KANSAS CITY, Mo. — The 92 points West Virginia scored on Kansas led to some deep-dive film study at Texas, where Javan Felix and his teammates took the warning seriously.
“We just didn’t want to let it happen to us,” Felix said after the Longhorns won 66-49 by smothering West Virginia into its lowest output of the season.
Rick Barnes challenged his team to gang defend Juwan Staten and pester West Virginia’s 3-point shooters, but the coach had no inkling Texas would execute so well. The Mountaineers couldn’t make a dent in UT’s zone—and for much of the night couldn’t make a shot. They sank only 6-of-33 attempts in the opening half (18 percent) and trailed by an embarrassing 35-14 margin heading into intermission.
“In the first half I thought we were defensively really, really good … as good as we’ve been in a while,” Barnes said.
“The key to Staten was the transition, getting back. And we did—our big guys did a good job doing that. … And we’ve done the best job we’ve done all year the last two games getting our hands up in the zone. By doing that we’ve extended, too, based on the scouting report, who we needed to get out there.”

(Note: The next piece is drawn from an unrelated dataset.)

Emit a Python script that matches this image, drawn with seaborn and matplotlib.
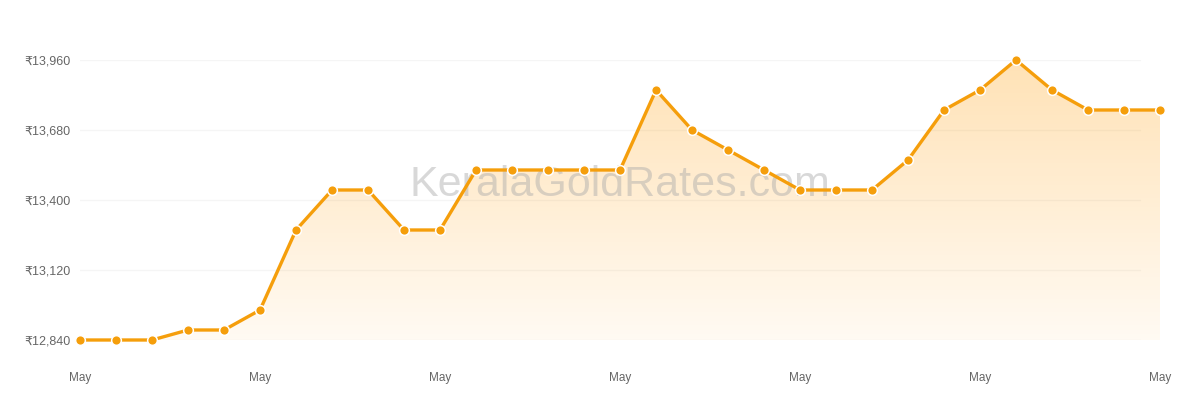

The league’s leading scorer concurred. Staten finished the game 1-of-11 for four points, more than 15 off his average.
“That Texas team has a lot of length, and it’s very hard to play against that, especially when their bigs are out on the wings and moving and active,” Staten said. “It takes away a lot of passing lanes and makes it hard to even see, let alone break it down.”
The league’s third-leading score concurred. Eron Harris finished with three points.
“They knew where our shooters were,” he said. “There was no type of gaps. I couldn’t get open.”
West Virginia finished nearly 30 points shy of its 78.5 points-per-game average, and despite sinking 5-of-7 shots late against the Texas reserves, that only raised the Mountaineers to a season-low 30 percent.